TL; DR: My tips for How to Read an Article (PDF)
This year, I’m teaching a newly-revamped version of our Intro to Media Archives and Preservation course. (Download the syllabus as a PDF here.) There’s a lot of reading, which poses some key challenges: First of all, how do you assign a ton of reading without completely freaking your students out? How do you convey to already-overworked grad students that there’s value in re-reading something they read a year or two ago, or reading things that aren’t directly related to their research interests? And finally, how do you not offend people who have already graduated from college at least once already when you suggest that maybe they don’t know how to read in the first place?
From my own perspective as a mid-career professional, I think it’s GREAT that the last decade or so has seen so many new books and articles fleshing out a canon of professional literature that used to begin and end with Anthony Slide’s Nitrate Won’t Wait and Penelope Houston’s Keepers of the Frame. I am jealous that so much of the stuff I had to learn the hard way–by digging through bound volumes of barely comprehensible technical journals that hadn’t been digitized or fully indexed, asking around amongst senior colleagues, enduring 20 minutes of mansplaining to get 12 seconds worth of actual new information, trial and error when no one was watching, etc.–has now been thoroughly synthesized by very smart people and expressed in whole chapters of (compelling and witty, painstakingly researched) prose that you can just download from the library and read in the Kindle app on your smartphone.We’ve come such a long way since I was starting out in this field, and there has never been a better time to be studying this topic!
From the perspective of a graduate student who only just found out that you can actually go to school for this, though, I can see where the tidal wave of readings could be really daunting. Because so much domain knowledge has now been neatly packaged by scholars and practitioners, there’s an increased expectation that domain workers will be well-versed in ALL of that knowledge. When professionals already working in the field pushed back against the creation of graduate-degree-granting programs in media preservation back in the early 2000s, one of the concerns they commonly expressed was that (to paraphrase, in the voice of a cartoon farmhand) “these snot-nosed kids with two years of book-learnin’ are going to run around and take all the good jobs from folk like me, with my twenty years of good old-fashioned bench-learnin’, but I guess that’s not good enough for anyone anymore, now that we got all these here fancy dee-grees and peer-reviewed journals and such.” They might go easier on the snot-nosed kids if they actually looked at the book list in my syllabus for this quarter. Two years of book-learning can really be a great deal, especially if you’re doing it full-time.
As rich as the canon on media archives now is, there are still many blind spots and gaps in the written knowledge of our field.

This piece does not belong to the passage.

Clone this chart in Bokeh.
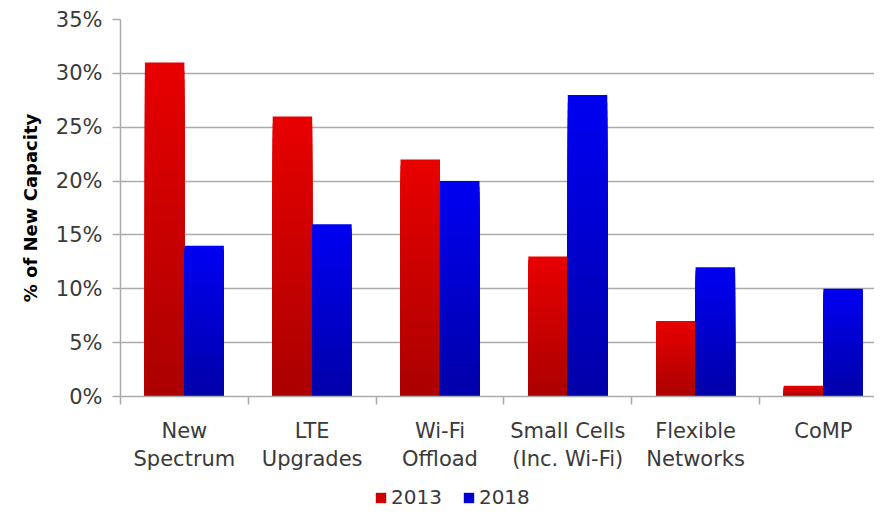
from bokeh.plotting import figure
from bokeh.layouts import column
from bokeh.models import (Range1d, FixedTicker, Legend, LegendItem,
                          ColumnDataSource, PrintfTickFormatter)
from bokeh.embed import file_html
from bokeh.resources import INLINE

# ---- data ----
categories = ["New\nSpectrum", "LTE\nUpgrades", "Wi-Fi\nOffload",
              "Small Cells\n(Inc. Wi-Fi)", "Flexible\nNetworks", "CoMP"]
series_names = ["2013", "2018"]
values_2013 = [31, 26, 22, 13, 7, 1]
values_2018 = [14, 16, 20, 28, 12, 10]
y_ticks = [0, 5, 10, 15, 20, 25, 30, 35]

FONT = "DejaVu Sans"
TEXT = "#3a3a3a"
GRID = "#ABABAB"
NAN = float("nan")

red_top, red_bottom = (0xE8, 0x00, 0x00), (0xAA, 0x00, 0x00)
blue_top, blue_bottom = (0x00, 0x00, 0xF2), (0x00, 0x00, 0xA8)

BAR_W = 0.309
N_SLICES = 40


def mix(c0, c1, t):
    return "#%02x%02x%02x" % tuple(int(round(a + (b - a) * t)) for a, b in zip(c0, c1))


def slices(values, side, c_bottom, c_top):
    # stacked full-height rectangles drawn tallest first -> vertical gradient without seams
    d = dict(left=[], right=[], bottom=[], top=[], color=[])
    for k in reversed(range(N_SLICES)):
        for i, v in enumerate(values):
            center = i + 0.5
            d["left"].append(center - BAR_W if side < 0 else center)
            d["right"].append(center if side < 0 else center + BAR_W)
            d["bottom"].append(0)
            d["top"].append(v * (k + 1) / N_SLICES)
            d["color"].append(mix(c_bottom, c_top, (k + 0.5) / N_SLICES))
    return ColumnDataSource(d)


p = figure(width=874, height=476, output_backend="svg", toolbar_location=None,
           x_range=Range1d(0, 5.9), y_range=Range1d(0, 35),
           min_border_left=120, min_border_top=19, min_border_right=0,
           min_border_bottom=80, outline_line_color=None)

p.quad(left="left", right="right", bottom="bottom", top="top",
       fill_color="color", line_color=None,
       source=slices(values_2013, -1, red_bottom, red_top))
p.quad(left="left", right="right", bottom="bottom", top="top",
       fill_color="color", line_color=None,
       source=slices(values_2018, 1, blue_bottom, blue_top))

# y axis
p.yaxis.ticker = FixedTicker(ticks=y_ticks)
p.yaxis.formatter = PrintfTickFormatter(format="%d%%")
p.yaxis.axis_label = "% of New Capacity"
p.yaxis.axis_label_text_font = FONT
p.yaxis.axis_label_text_font_style = "bold"
p.yaxis.axis_label_text_font_size = "18px"
p.yaxis.axis_label_text_color = "#000000"
p.yaxis.axis_label_standoff = 12
p.yaxis.major_label_text_font = FONT
p.yaxis.major_label_text_font_size = "21px"
p.yaxis.major_label_text_color = TEXT
p.yaxis.major_label_standoff = 10
p.yaxis.major_tick_out = 8
p.yaxis.major_tick_in = 0
p.yaxis.minor_tick_out = 0
p.yaxis.minor_tick_in = 0
p.yaxis.axis_line_color = GRID
p.yaxis.major_tick_line_color = GRID
p.yaxis.axis_line_width = 1.5
p.yaxis.major_tick_line_width = 1.5

# x axis
p.xaxis.ticker = FixedTicker(ticks=[i + 0.5 for i in range(len(categories))],
                             minor_ticks=list(range(len(categories) + 1)))
p.xaxis.major_label_overrides = {i + 0.5: c for i, c in enumerate(categories)}
p.xaxis.major_label_text_font = FONT
p.xaxis.major_label_text_font_size = "21px"
p.xaxis.major_label_text_color = TEXT
p.xaxis.major_label_standoff = 14
p.xaxis.major_tick_out = 0
p.xaxis.major_tick_in = 0
p.xaxis.minor_tick_out = 8
p.xaxis.minor_tick_in = 0
p.xaxis.axis_line_color = GRID
p.xaxis.minor_tick_line_color = GRID
p.xaxis.axis_line_width = 1.5
p.xaxis.minor_tick_line_width = 1.5

p.xgrid.grid_line_color = None
p.ygrid.grid_line_color = GRID
p.ygrid.grid_line_width = 1.5

# legend strip
lg = figure(width=874, height=41, output_backend="svg", toolbar_location=None,
            x_range=Range1d(0, 1), y_range=Range1d(0, 1),
            x_axis_type=None, y_axis_type=None, outline_line_color=None,
            min_border_left=0, min_border_right=0, min_border_top=0, min_border_bottom=0)
lg.xgrid.grid_line_color = None
lg.ygrid.grid_line_color = None
r13 = lg.quad(left=[NAN], right=[NAN], bottom=[NAN], top=[NAN],
              fill_color=mix(red_bottom, red_top, 0.55), line_color=None)
r18 = lg.quad(left=[NAN], right=[NAN], bottom=[NAN], top=[NAN],
              fill_color=mix(blue_bottom, blue_top, 0.6), line_color=None)
legend = Legend(items=[LegendItem(label=series_names[0], renderers=[r13]),
                       LegendItem(label=series_names[1], renderers=[r18])],
                orientation="horizontal", location=(254, 8),
                border_line_color=None, background_fill_alpha=0,
                label_text_font=FONT, label_text_font_size="20px",
                label_text_color=TEXT, glyph_width=13, glyph_height=13,
                label_standoff=4, spacing=20, padding=0, margin=0)
lg.add_layout(legend, "center")

open("out.html", "w").write(file_html(column(p, lg, spacing=0), INLINE))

A lot of the literature is still pretty cinema-centric and/or focused on film as a physical artifact (or, in some cases, cinema-studies oriented and/or focused on “the archive” as a concept, rather than a physical place or functional institution). How much does a student who’s interested in, say, the preservation of complex, time-based media in the context of personal medical records really want to know about the history of silent cinema and the percentage of early films that are known to have been lost? Why should they bother with readings that approach their research areas only tangentially? Well, in short, because they will have to ground their narrowly focused, groundbreaking research in some sort of larger intellectual context. If they’re going to be the ones writing that new component of our canon, it will help to see how others have approached (or revisited, or refined) the broad-strokes descriptions of media preservation history, theory and practice. The cinema-centered, film-focused, existing literature has many flaws, but still presents a complex enough picture that I can use it as a starting point for extrapolation and talking about what’s missing, suppressed, under-researched, or still unknown.
Now, to the question of teaching graduate students how to read: One aim of this course is to provide students with comprehensive foundational knowledge about the history/ies of media archives in the U.S. and abroad, and the ways in which fundamental archival theories are applied to moving image collections and preservation practices (or foregone entirely in favor of models borrowed from libraries, archives, or business). As a gateway elective for the Media Archival Studies specialization track in our MLIS program, though, it also needs to function as a first-term orientation to graduate-level reading, writing, and thinking–to set expectations high, and also provide tools to ensure students can meet those expectations. So I’m opting to acknowledge that yes, there is a tidal wave of literature out there; and yes, people (including me) are going to expect you to have read all of it by the time you finish this degree program; but no, that doesn’t mean you have to open the book at page one and read straight through to the final words of the conclusion. In his syllabi, my UCLA colleague Jean-François Blanchette recommends, among resources, the excellent “How to Read a Book” essay by Paul Edwards, which presents various methods for getting through a 300-page book in 6-8 hours. The trick, I would say, is not to drink the tidal wave, but to surf it. I’ve gathered my own tips and reflections on how to read scholarly literature here–along with Edwards’ piece, it’s something I’ll be offering to students this term as a way to survive my class with sanity intact. Because not doing the readings is just not an option.